I’ve played 3 years of the first scenario, the Birth of Nobunagaa.
I’ve ignored RTS and let the troops fight by themselves.
I have a question about the neutral tribes. So in the starting province of Owari I seem to share it with another Oda clan. These bastards have 1% of the influence and I can’t seem to get rid of it. I want to absorb them!
Do I have to wait till I can diploabsorb my cousins?
Norabunga was originally a typo that I couldn’t correct because you can’t fix headers. I’ve gotten so much crap about it (and rightfully so), I decided double down. As to the genesis of Clarabella, I guess I’m just a little older than you are.
I don’t know if it’s generational or what but I have a friend who played Nobunaga as a kid, during the same time period that Ninja Turtles was on air, who also calls it Norabunga.
The no saving of settings is slightly annoying! I haven’t done anything other than firing it up, looking at the main menu and exiting again - I’ll be trying it out this weekend as well :-)
Also pulled the trigger due to fond memories of the original Romance of the Three Kingdoms back in the 80’s, a bit overwhelmed. Going to try to dive into it this weekend.

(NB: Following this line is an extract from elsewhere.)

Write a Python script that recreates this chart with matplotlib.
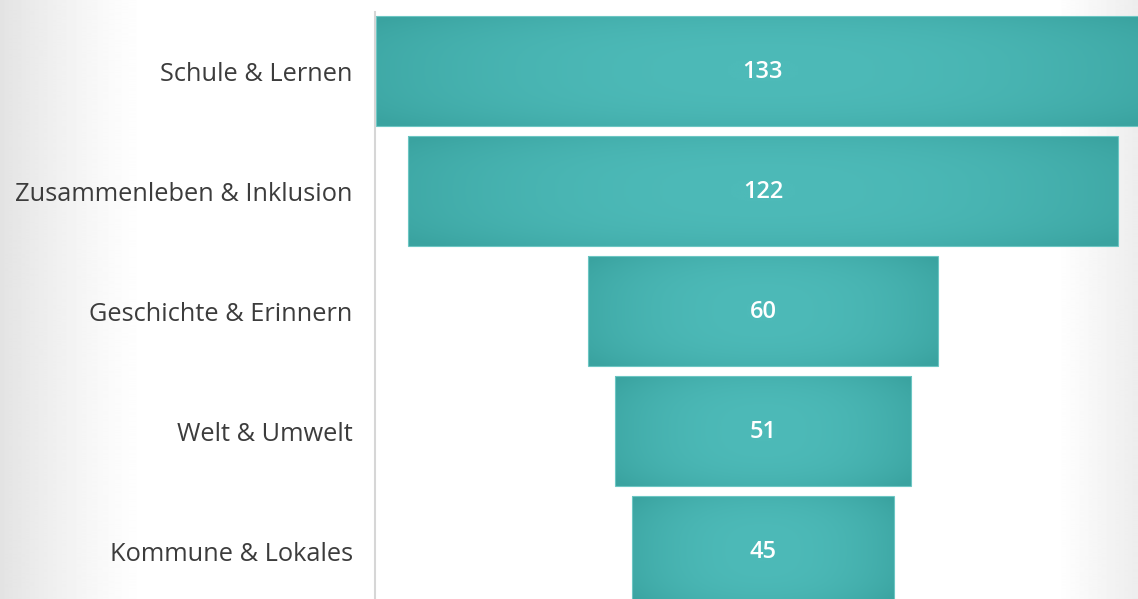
import numpy as np
import matplotlib.pyplot as plt
from matplotlib.patches import Rectangle
from matplotlib.colors import LinearSegmentedColormap

# Daten
kategorien = ['Schule & Lernen', 'Zusammenleben & Inklusion', 'Geschichte & Erinnern',
              'Welt & Umwelt', 'Kommune & Lokales']
anzahl = [133, 122, 60, 51, 45]

plt.rcParams['font.family'] = ['Open Sans', 'DejaVu Sans']

fig = plt.figure(figsize=(11.38, 5.99), dpi=100)

# Hintergrund mit leichtem grauen Verlauf links und rechts
bg = fig.add_axes([0, 0, 1, 1], zorder=-1)
xs = np.linspace(0, 1, 1138)
links = np.clip(1 - xs / 0.13, 0, 1)
rechts = np.clip((xs - 0.93) / 0.07, 0, 1)
grau = 1 - 0.11 * links ** 1.3 - 0.07 * rechts
bg.imshow(np.tile(grau, (2, 1)), cmap='gray', vmin=0, vmax=1, aspect='auto', extent=[0, 1, 0, 1])
bg.axis('off')

# Hauptachse
ax = fig.add_axes([375 / 1138, 0, 1 - 375 / 1138, 587 / 599])
ax.set_facecolor('none')

teal = LinearSegmentedColormap.from_list('teal', ['#4dbab8', '#3aa3a0'])
u = np.linspace(-1, 1, 300)
w = np.linspace(-1, 1, 80)
U, W = np.meshgrid(u, w)
verlauf = np.clip(0.7 * np.abs(U) ** 2.2 + 0.4 * np.abs(W) ** 3, 0, 1)

h = 0.917
for i, v in enumerate(anzahl):
    x0 = -v / 2
    rect = Rectangle((x0, i - h / 2), v, h, facecolor='none', edgecolor='#6cc6c3', lw=0.8)
    ax.add_patch(rect)
    img = ax.imshow(verlauf, cmap=teal, vmin=0, vmax=1, aspect='auto',
                    extent=[x0, x0 + v, i + h / 2, i - h / 2], interpolation='bilinear')
    img.set_clip_path(rect)
    ax.text(0, i + 0.01, str(v), ha='center', va='center', color='white', fontsize=17,
            fontweight='semibold')

ax.set_xlim(-66.67, 64.44)
ax.set_ylim(4.4, -0.4917)
ax.set_yticks(range(len(kategorien)))
ax.set_yticklabels(kategorien, fontsize=18.3, color='#3c3c3c')
ax.tick_params(axis='y', length=0, pad=16)
ax.set_xticks([])
for s in ['top', 'right', 'bottom']:
    ax.spines[s].set_visible(False)
ax.spines['left'].set_color('#d6d6d6')
ax.spines['left'].set_linewidth(1.5)

fig.savefig('out.png', dpi=100)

Yep, that is mildly annoying, it’s been brought up a few times on the steam forum, and other minor glitches had a quick patch first day to fix so I’m hoping they fix this too, just seems like they need the game to do a save file of preferences, something any game you’d think would do, haha. Hard to know how it got out of QA w/ this missing, especially since it was originally made on PC as I understand and ported to console, so pretty odd.
I read somewhere that the Japanese release had the same issue two years ago, and it still hasn’t been addressed, so don’t hold your breath. A small blemish on an otherwise very good game.
One thing I want to mention is how good the interface is for a game this involved. Despite a system of menus-within-menus and dozens of things you might be able to do every turn, you always know which choices are and aren’t available and which targets are viable for those choices.
In too many grand strategy games you either have to scour the map or study a spreadsheet in order to find opportunities for action.